Наверное, она права, но как мне бросить Кольку? Он же специально ради меня ехал. И ждал. И мерз.
– Я замерз, – капризно заявил Колька, сунув мне розу, грустную, подмерзшую и укутанную в прозрачный целлофановый саван. – Ты б хоть предупредила! А в кафешке вашей не чай – дерьмо полное.
– Прости, – поднявшись на цыпочки, я поцеловала Кольку. Сама. Пусть и в щеку, в знакомую, родную, колючую щеку. А Колька отстранился.

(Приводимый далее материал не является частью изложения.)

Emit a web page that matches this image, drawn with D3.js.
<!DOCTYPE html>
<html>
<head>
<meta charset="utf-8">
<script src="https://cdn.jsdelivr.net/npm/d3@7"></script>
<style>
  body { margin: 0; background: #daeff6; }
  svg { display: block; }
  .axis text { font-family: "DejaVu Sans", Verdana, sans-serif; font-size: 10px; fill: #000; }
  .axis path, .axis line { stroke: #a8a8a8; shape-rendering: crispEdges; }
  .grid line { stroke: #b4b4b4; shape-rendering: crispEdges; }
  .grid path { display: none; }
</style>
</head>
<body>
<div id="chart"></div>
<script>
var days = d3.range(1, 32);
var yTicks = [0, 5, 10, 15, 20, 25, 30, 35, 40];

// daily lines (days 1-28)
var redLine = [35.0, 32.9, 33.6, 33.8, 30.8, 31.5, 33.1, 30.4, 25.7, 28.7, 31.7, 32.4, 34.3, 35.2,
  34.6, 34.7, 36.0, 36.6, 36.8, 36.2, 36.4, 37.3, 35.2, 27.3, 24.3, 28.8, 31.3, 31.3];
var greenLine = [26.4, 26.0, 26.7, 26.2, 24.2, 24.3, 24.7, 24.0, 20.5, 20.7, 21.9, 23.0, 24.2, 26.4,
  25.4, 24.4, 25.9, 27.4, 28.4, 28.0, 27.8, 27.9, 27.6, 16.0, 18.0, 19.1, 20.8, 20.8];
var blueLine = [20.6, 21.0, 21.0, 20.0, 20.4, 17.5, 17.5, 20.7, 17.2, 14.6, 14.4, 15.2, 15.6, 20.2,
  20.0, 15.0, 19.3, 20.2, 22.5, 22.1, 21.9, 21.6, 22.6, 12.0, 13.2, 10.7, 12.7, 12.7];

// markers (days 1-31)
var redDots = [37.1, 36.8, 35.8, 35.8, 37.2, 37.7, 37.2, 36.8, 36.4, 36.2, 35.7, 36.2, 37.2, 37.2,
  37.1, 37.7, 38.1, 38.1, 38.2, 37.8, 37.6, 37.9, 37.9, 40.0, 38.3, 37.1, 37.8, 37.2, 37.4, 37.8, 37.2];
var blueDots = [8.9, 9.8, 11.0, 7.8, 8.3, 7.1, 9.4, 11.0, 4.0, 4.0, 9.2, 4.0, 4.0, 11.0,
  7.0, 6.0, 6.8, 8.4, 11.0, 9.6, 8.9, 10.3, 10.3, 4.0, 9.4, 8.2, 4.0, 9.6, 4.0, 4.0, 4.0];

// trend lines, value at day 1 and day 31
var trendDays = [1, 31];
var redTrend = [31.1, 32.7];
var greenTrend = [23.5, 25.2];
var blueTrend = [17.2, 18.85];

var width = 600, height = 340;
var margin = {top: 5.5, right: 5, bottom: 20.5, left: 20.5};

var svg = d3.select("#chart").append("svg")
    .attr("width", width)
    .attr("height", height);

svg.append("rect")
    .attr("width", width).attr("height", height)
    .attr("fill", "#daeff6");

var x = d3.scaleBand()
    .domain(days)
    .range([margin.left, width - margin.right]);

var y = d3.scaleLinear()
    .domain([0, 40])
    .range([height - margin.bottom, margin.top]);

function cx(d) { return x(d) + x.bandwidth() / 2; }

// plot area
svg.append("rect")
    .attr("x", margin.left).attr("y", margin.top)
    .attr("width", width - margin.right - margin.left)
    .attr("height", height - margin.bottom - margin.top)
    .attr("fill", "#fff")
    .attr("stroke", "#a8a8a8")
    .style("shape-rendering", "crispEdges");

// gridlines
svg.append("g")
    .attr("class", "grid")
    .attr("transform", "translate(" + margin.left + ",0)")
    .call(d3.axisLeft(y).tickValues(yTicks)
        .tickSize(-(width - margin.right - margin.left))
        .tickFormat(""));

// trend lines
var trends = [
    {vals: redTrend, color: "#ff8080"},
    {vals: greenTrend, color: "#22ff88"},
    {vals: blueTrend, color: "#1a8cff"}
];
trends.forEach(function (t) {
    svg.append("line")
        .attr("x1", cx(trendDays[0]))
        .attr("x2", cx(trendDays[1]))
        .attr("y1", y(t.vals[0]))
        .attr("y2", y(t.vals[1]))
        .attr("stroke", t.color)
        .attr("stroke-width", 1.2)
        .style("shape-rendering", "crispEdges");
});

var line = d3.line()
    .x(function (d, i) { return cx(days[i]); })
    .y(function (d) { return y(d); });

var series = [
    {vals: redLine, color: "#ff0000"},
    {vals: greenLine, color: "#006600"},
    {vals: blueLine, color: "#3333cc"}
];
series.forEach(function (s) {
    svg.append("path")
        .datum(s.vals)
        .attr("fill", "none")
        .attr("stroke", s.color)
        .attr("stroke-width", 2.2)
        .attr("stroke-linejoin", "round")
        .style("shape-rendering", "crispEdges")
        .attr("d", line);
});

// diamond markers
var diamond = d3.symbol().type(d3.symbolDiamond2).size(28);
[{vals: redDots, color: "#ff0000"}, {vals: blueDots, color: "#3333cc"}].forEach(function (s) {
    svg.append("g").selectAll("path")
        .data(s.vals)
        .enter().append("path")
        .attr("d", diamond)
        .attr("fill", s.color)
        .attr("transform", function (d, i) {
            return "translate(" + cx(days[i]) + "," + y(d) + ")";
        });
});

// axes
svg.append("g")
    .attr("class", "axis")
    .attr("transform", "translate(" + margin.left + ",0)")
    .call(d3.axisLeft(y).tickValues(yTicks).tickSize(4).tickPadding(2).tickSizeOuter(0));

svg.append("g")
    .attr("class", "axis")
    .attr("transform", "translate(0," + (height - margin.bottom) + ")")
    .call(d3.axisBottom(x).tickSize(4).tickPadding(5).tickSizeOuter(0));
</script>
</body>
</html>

– Ты прости, Васёнок, я ненадолго…
– Но ведь зайдешь?
– Зайду.
Разуваться не стал, раздеваться тоже, только куртку расстегнул. Спешит, значит… куда? Или точнее было бы спросить: к кому? Когда-то Колька спешил ко мне, когда-то у нас была любовь, и мне завидовали. Красив, галантен и талантлив ко всему… роковой брюнет из дамских романов, непременно благородный и обязательно страстный.

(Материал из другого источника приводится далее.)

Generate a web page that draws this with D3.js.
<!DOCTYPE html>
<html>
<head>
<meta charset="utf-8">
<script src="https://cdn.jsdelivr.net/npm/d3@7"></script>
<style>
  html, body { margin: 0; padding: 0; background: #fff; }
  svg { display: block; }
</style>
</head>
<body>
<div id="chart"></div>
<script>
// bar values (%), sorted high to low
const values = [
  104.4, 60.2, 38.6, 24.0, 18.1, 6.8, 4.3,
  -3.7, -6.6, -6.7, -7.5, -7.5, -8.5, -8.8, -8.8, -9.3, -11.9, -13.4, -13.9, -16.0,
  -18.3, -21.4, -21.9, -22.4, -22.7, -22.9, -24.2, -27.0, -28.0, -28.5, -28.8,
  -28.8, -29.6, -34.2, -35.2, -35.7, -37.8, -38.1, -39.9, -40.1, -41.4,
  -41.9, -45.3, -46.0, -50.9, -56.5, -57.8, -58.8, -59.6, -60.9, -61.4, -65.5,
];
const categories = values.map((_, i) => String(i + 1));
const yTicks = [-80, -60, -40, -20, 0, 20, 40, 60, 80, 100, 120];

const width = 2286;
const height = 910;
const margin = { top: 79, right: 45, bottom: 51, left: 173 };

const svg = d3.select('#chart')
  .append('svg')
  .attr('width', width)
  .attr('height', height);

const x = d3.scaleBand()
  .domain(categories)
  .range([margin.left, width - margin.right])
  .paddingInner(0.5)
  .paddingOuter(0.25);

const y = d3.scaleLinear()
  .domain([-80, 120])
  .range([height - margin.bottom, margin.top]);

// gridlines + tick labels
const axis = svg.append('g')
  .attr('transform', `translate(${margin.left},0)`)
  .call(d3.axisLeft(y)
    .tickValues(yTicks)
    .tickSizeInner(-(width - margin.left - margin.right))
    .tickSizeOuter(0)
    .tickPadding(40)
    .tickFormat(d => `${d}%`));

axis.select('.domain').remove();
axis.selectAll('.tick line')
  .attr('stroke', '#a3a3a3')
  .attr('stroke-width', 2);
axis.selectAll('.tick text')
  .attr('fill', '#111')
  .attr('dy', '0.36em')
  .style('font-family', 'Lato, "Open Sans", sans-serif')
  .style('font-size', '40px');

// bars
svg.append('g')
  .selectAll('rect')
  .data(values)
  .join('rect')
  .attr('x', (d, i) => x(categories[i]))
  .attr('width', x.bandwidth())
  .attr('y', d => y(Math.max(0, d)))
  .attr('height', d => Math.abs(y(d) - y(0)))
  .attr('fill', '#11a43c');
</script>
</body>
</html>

– Ну? – Костик оглянулся. – Где?
– Я здесь. Чай будешь? – не хочу отпускать. Всякий раз, когда его вижу, то, что много лет назад умерло и истлело под грузом иных воспоминаний, вдруг просыпается.
Осень. Прогулки под дождем, букет из мокрых листьев и мокрые же губы, настойчивые, наглые, родные. Холодные ладони и тело, дрожью отзывающееся на прикосновения. Заснуть в его руках, проснуться и разглядывать лицо, ловить оттенки настроения, быть рядом…

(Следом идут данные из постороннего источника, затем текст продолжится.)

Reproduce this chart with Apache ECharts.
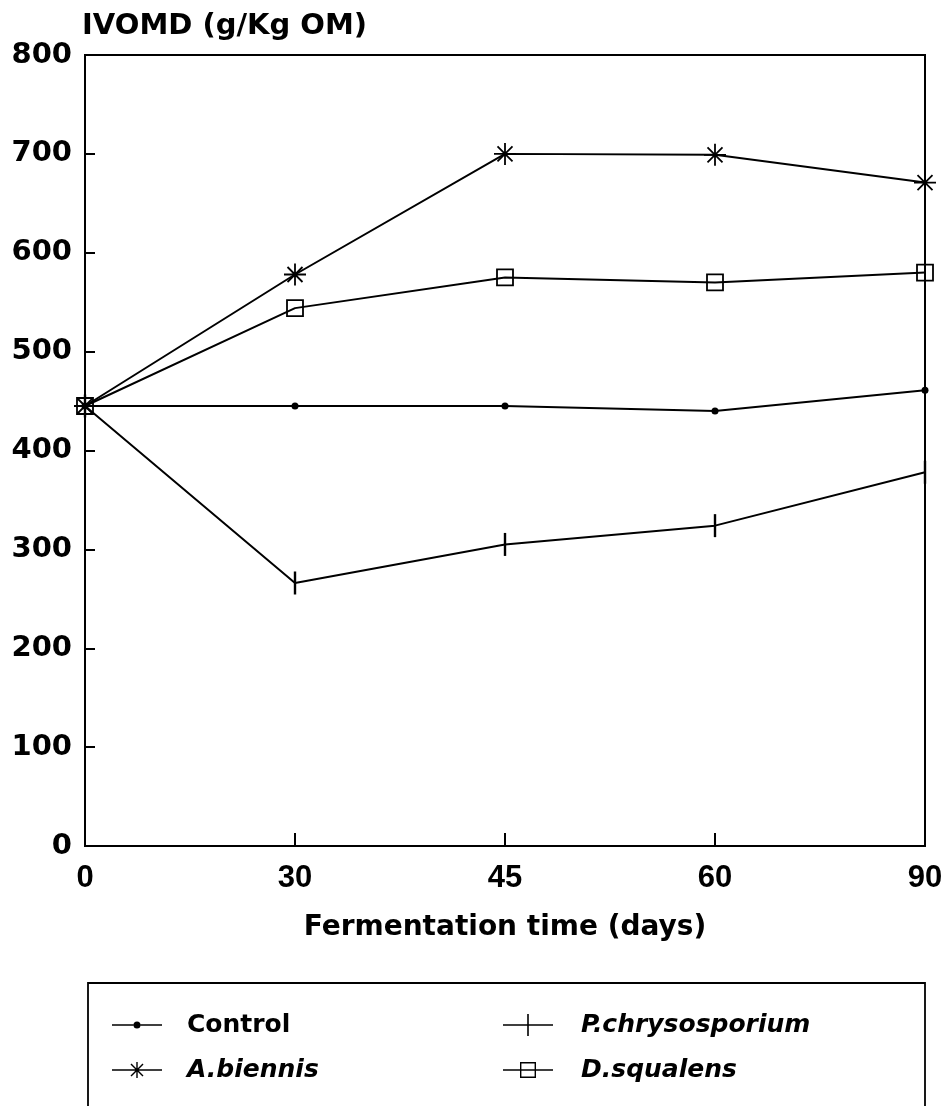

Быть вовне. В одночасье, жестоко и больно. Прости, но я больше не могу тебя любить… прости, но, наверное, с выставкой была плохая идея, я хотел сделать тебе приятное, в память о… о том, о чем я предпочитаю молчать. И Колька не заговаривает. Только появляется раз в полгода, покупает картины, продлевая тем самым мое никчемное существование.
– Чай? Ну если быстро. – Он все-таки скинул куртку. Изменился, раньше я как-то не замечала изменений, а тут вдруг обратила внимание: в черных волосах блестит седина, ему идет, и очки в тонкой оправе тоже, и морщины, и даже некоторая тяжеловесность, появившаяся в фигуре, придает своеобразное очарование.
– Динка как? – поинтересовался Колька. – Желчью не захлебнулась еще?
– Да нет.
– Замечательный ответ. И да, и нет, и думай, что хочешь. А ты как? Замуж не собралась пока?
– Нет. А ты?
Он вдруг смутился, отставил чашку и признался:
– А я да.
Да. Это значит замуж, это значит невеста в белом платье, облако фаты, цветы и музыка, гости, шампанское, веселье, счастье…
– Все равно узнаешь, статья вот-вот выйдет. – Колька смотрел в сторону, на портрет, единственное полотно, которое я не продам ни при каких обстоятельствах. Это его подарок, немного неумелый, немного неуместный с учетом наших нынешних отношений и Колькиной грядущей свадьбы, немного наивный. Безумно дорогой.
– И кто она? – Голос дрожит, а девушка на портрете улыбается, у нее рыжие волосы и мои черты лица, но она, в отличие от меня, навеки счастлива.